Ainsi commence le dossier d'appel à candidatures qu'a lancé en début d'année l'Atelier international de maîtrise d'oeuvre urbaine de Cergy Pontoise. Fondé par les urbanistes de la ville nouvelle il y a trente ans, l'Atelier, qui initie des recherches sur des questions urbaines partout dans le monde, a décidé de fêter son anniversaire en proposant aux jeunes professionnels un sujet particulièrement coton: «Révéler et mettre en scène le grand paysage, celui des métropoles, celui du Grand Paris».

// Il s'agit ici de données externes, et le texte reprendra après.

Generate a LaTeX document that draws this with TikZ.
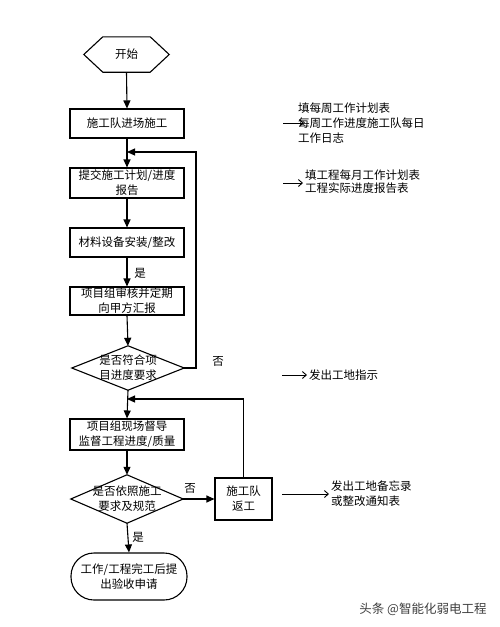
\documentclass[tikz,border=0pt]{standalone}
\usepackage{fontspec}
\setmainfont{Noto Sans CJK SC}
\usetikzlibrary{arrows.meta}
\begin{document}
\begin{tikzpicture}[x=1pt,y=-1pt,
  font=\fontsize{11.5}{15}\selectfont,
  box/.style={draw, line width=1.1pt, minimum width=114pt, minimum height=29pt, align=center, inner sep=0pt},
  ghost/.style={draw=none, inner sep=0pt, align=center},
  flow/.style={line width=1.1pt, -{Triangle[length=8pt,width=7pt]}},
  plain/.style={line width=1.1pt},
  notearrow/.style={line width=0.9pt, -{Straight Barb[length=4pt,width=7pt]}},
  note/.style={anchor=west, align=left, inner sep=0pt},
  lbl/.style={inner sep=0pt}]
\useasboundingbox[fill=white] (0,0) rectangle (500,627);

% start hexagon
\node[ghost, minimum width=85pt, minimum height=35pt] (start) at (126.5,54.5) {开始};
\draw[plain] (start.west) -- ([xshift=19pt]start.north west) -- ([xshift=-19pt]start.north east)
  -- (start.east) -- ([xshift=-19pt]start.south east) -- ([xshift=19pt]start.south west) -- cycle;

\node[box] (b1) at (127,123.5) {施工队进场施工};
\node[box, minimum height=30pt] (b2) at (127,183) {提交施工计划/进度\\报告};
\node[box] (b3) at (127,242.5) {材料设备安装/整改};
\node[box, minimum height=28pt] (b4) at (127,301) {项目组审核并定期\\向甲方汇报};

\node[ghost, minimum width=112pt, minimum height=44pt] (d1) at (128,368) {是否符合项\\目进度要求};
\draw[plain] (d1.north) -- (d1.east) -- (d1.south) -- (d1.west) -- cycle;

\node[box, minimum height=31pt] (b5) at (127,434.5) {项目组现场督导\\监督工程进度/质量};

\node[ghost, minimum width=112pt, minimum height=48pt] (d2) at (127,499) {是否依照施工\\要求及规范};
\draw[plain] (d2.north) -- (d2.east) -- (d2.south) -- (d2.west) -- cycle;

\node[box, minimum width=57pt, minimum height=42pt] (b6) at (243.5,499) {施工队\\返工};

\node[box, minimum width=116pt, minimum height=47pt, rounded corners=23pt] (end) at (129,576.5) {工作/工程完工后提\\出验收申请};

% main flow
\draw[flow] (start.south) -- (b1.north);
\draw[flow] (b1.south) -- (b2.north);
\draw[flow] (b2.south) -- (b3.north);
\draw[flow] (b3.south) -- (b4.north);
\draw[flow] (b4.south) -- (d1.north);
\draw[flow] (d1.south) -- (b5.north);
\draw[flow] (b5.south) -- (d2.north);
\draw[flow] (d2.east) -- (b6.west);
\draw[flow] (d2.south) -- (end.north);

% feedback loops
\coordinate (y152) at (0,152);
\coordinate (y399) at (0,399);
\coordinate (x196) at (196,0);
\coordinate (j1) at (b1.south |- y152);
\coordinate (j2) at (b5.north |- y399);
\draw[flow] (d1.east) -- (x196 |- d1.east) -- (x196 |- y152) -- (j1);
\draw[flow] (b6.north) -- (b6.north |- y399) -- (j2);

% labels
\node[lbl] (yes1) at (140,273) {是};
\node[lbl] (no1) at (218,361) {否};
\node[lbl] (no2) at (190,488) {否};
\node[lbl] (yes2) at (138,537) {是};

% notes
\node[note] (n1) at (298,123) {填每周工作计划表\\每周工作进度施工队每日\\工作日志};
\coordinate (a1) at (283,123);
\draw[notearrow] (a1) -- ([xshift=6pt]n1.west);

\node[note, font=\fontsize{11.5}{13}\selectfont] (n2) at (305,182) {填工程每月工作计划表\\工程实际进度报告表};
\coordinate (a2) at (283,183);
\draw[notearrow] (a2) -- (303,183);

\node[note] (n3) at (309,375) {发出工地指示};
\coordinate (a3) at (282,375);
\draw[notearrow] (a3) -- ([xshift=-2pt]n3.west);

\node[note] (n4) at (331,494) {发出工地备忘录\\或整改通知表};
\coordinate (a4) at (282,494);
\draw[notearrow] (a4) -- ([xshift=-2pt]n4.west);

% watermark
\node[lbl, font=\fontsize{12.5}{14}\selectfont, text=black!75] (wm) at (423,609) {头条 @智能化弱电工程};
\end{tikzpicture}
\end{document}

Les trente urbanistes qui se sont frottés à ce «sujet difficile et singulier» comme dit le dossier, ont présenté les  fruits de leurs réflexion au cours de ces quatre dernières semaines. Et ce matin, Paris Métropole accueillera la présentation d'un «best of» des propositions, lors d'une Controverse métropolitaine . Il n'est pas absurde qu'entre deux dossiers de fiscalités, les élus de la métropole puissent s'interroger sur la beauté des panoramas.

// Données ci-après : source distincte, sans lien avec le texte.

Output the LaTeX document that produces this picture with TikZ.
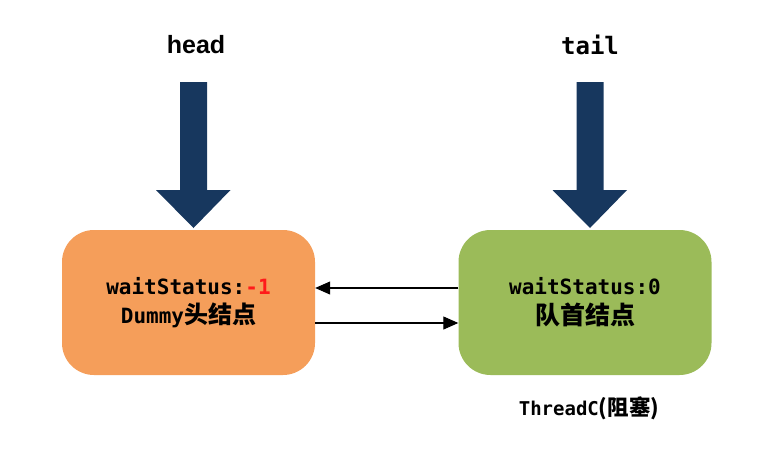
\documentclass[tikz,border=0pt]{standalone}
\usepackage{fontspec}
\setmainfont{Liberation Sans}
\newfontfamily\monof{DejaVu Sans Mono}
\newfontfamily\cjk{Noto Sans CJK SC}
\usetikzlibrary{arrows.meta}
\definecolor{boxorange}{HTML}{F59E5A}
\definecolor{boxgreen}{HTML}{9BBB59}
\definecolor{navy}{HTML}{17375E}
\definecolor{minusred}{HTML}{FF1A1A}
\begin{document}
\begin{tikzpicture}[x=1pt,y=-1pt,
  nodebox/.style={rounded corners=32pt, minimum width=253pt, minimum height=145pt, inner sep=0pt, align=center, anchor=center},
  link/.style={line width=1.1pt, -{Triangle[length=15pt,width=13pt]}},
  ptr/.style={fill=navy},
]
\useasboundingbox (0,0) rectangle (768,450);
% boxes
\node[nodebox, fill=boxorange] (o) at (188.5,302.5) {%
  {\monof\bfseries\fontsize{21}{32}\selectfont waitStatus:\textcolor{minusred}{-1}}\\[7pt]
  {\monof\bfseries\fontsize{21}{32}\selectfont Dummy}{\cjk\bfseries\fontsize{24}{32}\selectfont 头结点}};
\node[nodebox, fill=boxgreen] (g) at (585,302.5) {%
  {\monof\bfseries\fontsize{21}{32}\selectfont waitStatus:0}\\[7pt]
  {\cjk\bfseries\fontsize{25}{32}\selectfont 队首结点}};
% labels
\node (head) at (196,45) {\bfseries\fontsize{25}{30}\selectfont head};
\node (tail) at (590,45) {\monof\bfseries\fontsize{24}{30}\selectfont tail};
\node (thr) at (589,408) {\monof\bfseries\fontsize{19}{24}\selectfont ThreadC{\cjk\bfseries\fontsize{21.5}{24}\selectfont (阻塞)}};
% block arrows
\coordinate (ha) at (193.5,228);
\coordinate (ta) at (590,228);
\fill[ptr] (ha) ++(-13.5,-146) -- ++(27,0) -- ++(0,108) -- ++(23.5,0) -- (ha) -- ++(-37.5,-38) -- ++(24,0) -- cycle;
\fill[ptr] (ta) ++(-13.5,-146) -- ++(27,0) -- ++(0,108) -- ++(23.5,0) -- (ta) -- ++(-37.5,-38) -- ++(24,0) -- cycle;
% links
\draw[link] ([yshift=14.5pt]g.west) -- ([yshift=14.5pt]o.east);
\draw[link] ([yshift=-20.5pt]o.east) -- ([yshift=-20.5pt]g.west);
\end{tikzpicture}
\end{document}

On ne le perçoit pas mais la région parisienne a un paysage. «La géographie régionale, si elle n'est pas grandiloquente, possède des lignes de force et des émergences exploitables par l'urbanisation», peut-on lire dans la présentation de la Controverse. Si l'on redécouvrait qu'il y a une armature à trois niveaux, avec la Seine, les plateaux  et les buttes, on pourrait travailler l'implantation du bâti et des infrastructures autrement.

«Le mieux, c'est de savoir exploiter les collines, traduit Bertrand Warnier,urbaniste et  fondateur de l'Atelier de Cergy-Pontoise. Si l'on met des bâtiments de 20 mètres de haut dans le creux en bas des buttes, on les efface. Le haut est déclaré inconstructible, devient un square et les buttes n'ont plus de signification à l'échelle de la métropole». Si l'on place un bâtiment, un repère, en haut de la butte, on crée un signal dans le paysage. Exemple type: le Sacré Coeur. On perçoit Montmartre parce qu'il est perché dessus. «Il y a du relief et ça, on ne sait plus le voir», conclut Warnier.

Ces préoccupations sont généralement parfaitement étrangères aux aménageurs. Les poches d'urbanisation sont posées au hasard des opportunités foncières et reliées entre elles par des réseaux de transport. «Où sont la géographie, la réalité physique du territoire et des saisons?», interroge l'Atelier. Nulle part pour le moment. Mais rien n'empêche d'inverser le raisonnement et de partir du paysage, des réseaux hydrographiques et des reliefs pour étudier les aménagements.  On pourrait peut-être obtenir un jour, le paysage du Grand Paris.

En attendant, rien ne nous empêche, nous, de regarder loin pour le voir. Sur l’A10, quand l’autoroute plonge vers Massy, se découvre brusquement  tout le paysage de la région parisienne. La vue coupe le souffle et l’on se dit que ça  y est, on rentre à la maison.  L’identité métropolitaine peut aussi s’accrocher à ces sentiments-là.